Liturgy, l'une des formations les plus controversées du metal, est de retour après quatre années d'attente. Pour le plus grand malheur d'une frange de la communauté black metal. Les Américains se sont en effet attirés les foudres de plus d'un puriste, suite à leur musique plutôt atypique et leur look plus untrue tu meurs. De quoi en faire rager plus d'un jusqu'à la sortie du prochain Deafheaven (on ne croirait pas comme ça, mais sous sa carapace, le blackeux est un être sensible). Seulement, les deux premières œuvres du quatuor sont loin d'être inintéressantes, poussant la démarche expérimentale jusqu'à l'extrême et ce The Ark Work ne réconciliera pas les détracteurs avec le combo. Bien au contraire. Et tant mieux.
Dès l'introduction « Fanfare », qui porte son nom à ravir, ceux qui détestent le groupe vont pouvoir sortir les armes. Ce n'est pas tous les jours qu'un combo nous accueille à grand coups de trompettes sur une mélodie martiale, avant d'enchaîner avec « Follow » sur un black expérimental où les musiciens ne se privent d'aucune extravagance. Jusqu'au-boutiste, assurément, Liturgy l'est et assume sa démarche pleinement. Hunter Hunt-Hendrix et sa bande ne sont pas là pour mettre tout le monde dans leur poche, mais avant tout pour se faire plaisir, ce qui se ressent immédiatement. Là où les râleurs de premier ordre pourront esquisser un semblant de sourire, c'est en constatant que les Américains délaissent plus ou moins l'univers du black metal pour aller toucher à tout, jusqu'à oser le mélange avec du rap US sur l'improbable « Vitriol », que ce soit dans l'instru ou la ligne de chant se transformant en véritable flow. Audacieux et réussi.
The Ark Work possède aussi cette admirable faculté d'avoir une durée de vie conséquente, tant son contenu est diversifié. La formation ne se définit aucune convention, ce qui donne un réel patchwork, qui, en plus de cela, parvient à ne pas tomber dans l'incohérence complète. Un réel fil conducteur se tisse de morceaux en morceaux, laissant ainsi à l'auditeur suffisamment d'éléments pour ne pas se perdre dans les méandres d'une œuvre complexe et, en même temps, terriblement accrocheuse. « Quetzalcoatl » et ses nappes électroniques, ou les plus typées metal « Father Vorizen » et « Total War » illustrent ce propos par des mélodies admirablement ficelées et entêtantes. Encore faut-il s'habituer à la voix nasillarde du frontman Hunter Hunt-Hendrix qui, là encore, sera sujet à division, tant sa façon de chanter sort de l'ordinaire, de manière particulièrement nonchalante et insolente. La formation assène le coup de grâce avec « Reign Array », pièce à la longueur conséquente mais inventive et captivante de bout en bout. Le black metal de Liturgy n'aura jamais été si passionnant, d'autant qu'il ne compte pas une trace de chant extrême.
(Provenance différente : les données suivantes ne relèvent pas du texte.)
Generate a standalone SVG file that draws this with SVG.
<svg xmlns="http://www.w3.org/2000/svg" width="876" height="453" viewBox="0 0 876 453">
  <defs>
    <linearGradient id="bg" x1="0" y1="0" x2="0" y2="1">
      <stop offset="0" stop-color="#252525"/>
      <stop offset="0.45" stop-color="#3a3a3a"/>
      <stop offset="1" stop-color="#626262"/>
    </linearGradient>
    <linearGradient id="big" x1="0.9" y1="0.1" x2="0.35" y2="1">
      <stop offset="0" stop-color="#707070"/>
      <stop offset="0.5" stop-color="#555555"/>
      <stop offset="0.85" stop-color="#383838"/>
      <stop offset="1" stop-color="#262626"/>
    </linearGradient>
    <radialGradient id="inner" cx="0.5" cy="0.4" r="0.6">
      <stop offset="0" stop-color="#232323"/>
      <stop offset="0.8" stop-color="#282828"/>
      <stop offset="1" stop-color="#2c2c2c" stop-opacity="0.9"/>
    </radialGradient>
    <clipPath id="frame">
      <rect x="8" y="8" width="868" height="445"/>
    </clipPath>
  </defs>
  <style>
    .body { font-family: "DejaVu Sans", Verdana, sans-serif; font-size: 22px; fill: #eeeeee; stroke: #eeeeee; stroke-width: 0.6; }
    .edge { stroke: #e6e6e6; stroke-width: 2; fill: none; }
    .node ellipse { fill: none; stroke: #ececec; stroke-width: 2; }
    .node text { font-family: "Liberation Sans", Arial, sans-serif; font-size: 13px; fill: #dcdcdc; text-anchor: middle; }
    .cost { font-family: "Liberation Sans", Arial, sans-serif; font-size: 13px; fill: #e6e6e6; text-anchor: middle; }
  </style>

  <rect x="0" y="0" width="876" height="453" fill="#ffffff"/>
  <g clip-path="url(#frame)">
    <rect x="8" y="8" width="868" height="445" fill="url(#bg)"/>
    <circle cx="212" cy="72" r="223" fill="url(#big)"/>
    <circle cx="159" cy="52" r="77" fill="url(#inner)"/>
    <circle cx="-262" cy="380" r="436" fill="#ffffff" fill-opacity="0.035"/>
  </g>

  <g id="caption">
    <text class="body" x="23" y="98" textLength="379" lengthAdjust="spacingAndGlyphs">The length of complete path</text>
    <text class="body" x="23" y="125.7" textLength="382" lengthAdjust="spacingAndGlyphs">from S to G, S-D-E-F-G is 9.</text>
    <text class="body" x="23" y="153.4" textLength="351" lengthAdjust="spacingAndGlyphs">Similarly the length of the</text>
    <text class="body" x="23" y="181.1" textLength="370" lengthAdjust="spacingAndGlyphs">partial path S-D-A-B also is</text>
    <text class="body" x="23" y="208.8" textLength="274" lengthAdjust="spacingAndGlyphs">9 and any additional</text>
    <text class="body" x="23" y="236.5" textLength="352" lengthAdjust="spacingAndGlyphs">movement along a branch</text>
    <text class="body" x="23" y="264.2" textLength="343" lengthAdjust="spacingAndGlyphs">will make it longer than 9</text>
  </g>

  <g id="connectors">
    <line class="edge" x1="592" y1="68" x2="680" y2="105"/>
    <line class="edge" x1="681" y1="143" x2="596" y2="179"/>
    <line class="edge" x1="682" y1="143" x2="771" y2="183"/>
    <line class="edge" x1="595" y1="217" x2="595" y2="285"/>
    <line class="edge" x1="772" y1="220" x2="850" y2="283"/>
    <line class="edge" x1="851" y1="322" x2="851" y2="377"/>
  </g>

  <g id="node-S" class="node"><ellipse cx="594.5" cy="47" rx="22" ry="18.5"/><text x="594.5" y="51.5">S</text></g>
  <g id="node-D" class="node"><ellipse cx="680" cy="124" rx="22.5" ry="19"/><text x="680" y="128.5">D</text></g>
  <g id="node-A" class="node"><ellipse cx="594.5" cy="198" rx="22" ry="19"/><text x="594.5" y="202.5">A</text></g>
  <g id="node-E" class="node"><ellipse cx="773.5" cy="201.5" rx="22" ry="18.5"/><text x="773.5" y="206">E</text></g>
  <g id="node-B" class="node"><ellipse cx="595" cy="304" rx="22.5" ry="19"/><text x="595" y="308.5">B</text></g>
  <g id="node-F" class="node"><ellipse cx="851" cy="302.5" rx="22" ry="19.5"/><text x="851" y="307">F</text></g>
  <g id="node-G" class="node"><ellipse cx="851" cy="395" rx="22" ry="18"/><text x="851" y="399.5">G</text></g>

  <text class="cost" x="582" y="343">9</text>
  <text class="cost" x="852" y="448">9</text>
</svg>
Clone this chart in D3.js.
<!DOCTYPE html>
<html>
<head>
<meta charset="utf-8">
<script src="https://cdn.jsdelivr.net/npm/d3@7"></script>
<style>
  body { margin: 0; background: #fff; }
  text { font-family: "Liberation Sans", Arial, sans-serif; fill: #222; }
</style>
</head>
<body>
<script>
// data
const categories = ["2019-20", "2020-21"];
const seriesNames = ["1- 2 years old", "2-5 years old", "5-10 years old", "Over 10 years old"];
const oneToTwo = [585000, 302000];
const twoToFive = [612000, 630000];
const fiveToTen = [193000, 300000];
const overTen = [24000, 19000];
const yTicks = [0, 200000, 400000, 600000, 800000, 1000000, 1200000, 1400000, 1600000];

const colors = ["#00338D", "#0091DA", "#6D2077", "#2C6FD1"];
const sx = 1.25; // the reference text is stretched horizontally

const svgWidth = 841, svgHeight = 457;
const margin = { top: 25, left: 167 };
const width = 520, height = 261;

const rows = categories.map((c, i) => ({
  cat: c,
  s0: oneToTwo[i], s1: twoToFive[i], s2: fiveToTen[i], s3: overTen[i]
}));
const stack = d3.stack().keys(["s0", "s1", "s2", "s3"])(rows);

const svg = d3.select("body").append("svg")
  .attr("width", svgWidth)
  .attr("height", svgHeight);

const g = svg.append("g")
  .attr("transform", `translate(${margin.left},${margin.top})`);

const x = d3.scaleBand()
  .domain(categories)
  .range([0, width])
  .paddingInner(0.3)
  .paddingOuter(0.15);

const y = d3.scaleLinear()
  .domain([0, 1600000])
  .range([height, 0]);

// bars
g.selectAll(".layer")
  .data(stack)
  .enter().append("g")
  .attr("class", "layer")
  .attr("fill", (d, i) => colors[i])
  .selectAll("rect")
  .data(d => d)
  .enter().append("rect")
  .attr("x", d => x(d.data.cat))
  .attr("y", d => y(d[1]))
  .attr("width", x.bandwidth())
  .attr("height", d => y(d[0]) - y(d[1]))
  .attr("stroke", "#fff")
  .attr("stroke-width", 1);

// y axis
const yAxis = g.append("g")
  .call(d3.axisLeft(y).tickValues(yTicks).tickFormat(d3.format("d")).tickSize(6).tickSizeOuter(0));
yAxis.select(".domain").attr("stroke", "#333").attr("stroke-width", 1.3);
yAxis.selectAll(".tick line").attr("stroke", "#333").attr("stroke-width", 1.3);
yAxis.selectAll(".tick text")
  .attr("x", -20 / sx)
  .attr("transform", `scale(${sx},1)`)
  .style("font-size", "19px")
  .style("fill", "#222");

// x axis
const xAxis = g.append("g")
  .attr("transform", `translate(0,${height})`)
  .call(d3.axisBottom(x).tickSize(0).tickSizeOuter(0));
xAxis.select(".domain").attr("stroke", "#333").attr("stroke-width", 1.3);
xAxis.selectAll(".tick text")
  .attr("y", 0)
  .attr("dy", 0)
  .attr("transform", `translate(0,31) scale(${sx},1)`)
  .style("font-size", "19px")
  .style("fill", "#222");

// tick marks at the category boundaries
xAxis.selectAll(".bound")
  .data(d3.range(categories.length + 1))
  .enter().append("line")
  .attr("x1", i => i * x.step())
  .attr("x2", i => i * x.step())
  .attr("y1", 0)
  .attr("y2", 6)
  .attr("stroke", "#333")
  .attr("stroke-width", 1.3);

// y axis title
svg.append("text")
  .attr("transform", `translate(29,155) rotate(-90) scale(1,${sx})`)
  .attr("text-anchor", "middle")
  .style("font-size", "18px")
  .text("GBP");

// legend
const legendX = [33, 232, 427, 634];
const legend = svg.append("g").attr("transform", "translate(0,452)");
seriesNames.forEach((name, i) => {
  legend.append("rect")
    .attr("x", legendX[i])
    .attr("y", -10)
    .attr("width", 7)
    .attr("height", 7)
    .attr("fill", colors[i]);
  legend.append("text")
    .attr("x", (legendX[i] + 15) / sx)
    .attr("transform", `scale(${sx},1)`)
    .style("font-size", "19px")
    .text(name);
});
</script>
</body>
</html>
Osé, inventif, novateur, voilà quelques adjectifs appropriés pour décrire The Ark Work. Déjà que ces têtes à claques de Liturgy ne faisaient pas l'unanimité, ce n'est pas avec ce disque qu'ils remporteront tous les suffrages. Et au fond, ce n'est sûrement pas ce qu'ils cherchent. Un disque bien plus intéressant que 95% des productions récentes du genre, dont le plaisir tient aussi bien de sa qualité musicale intrinsèque que du bruit jouissif des grincements de dents des puristes.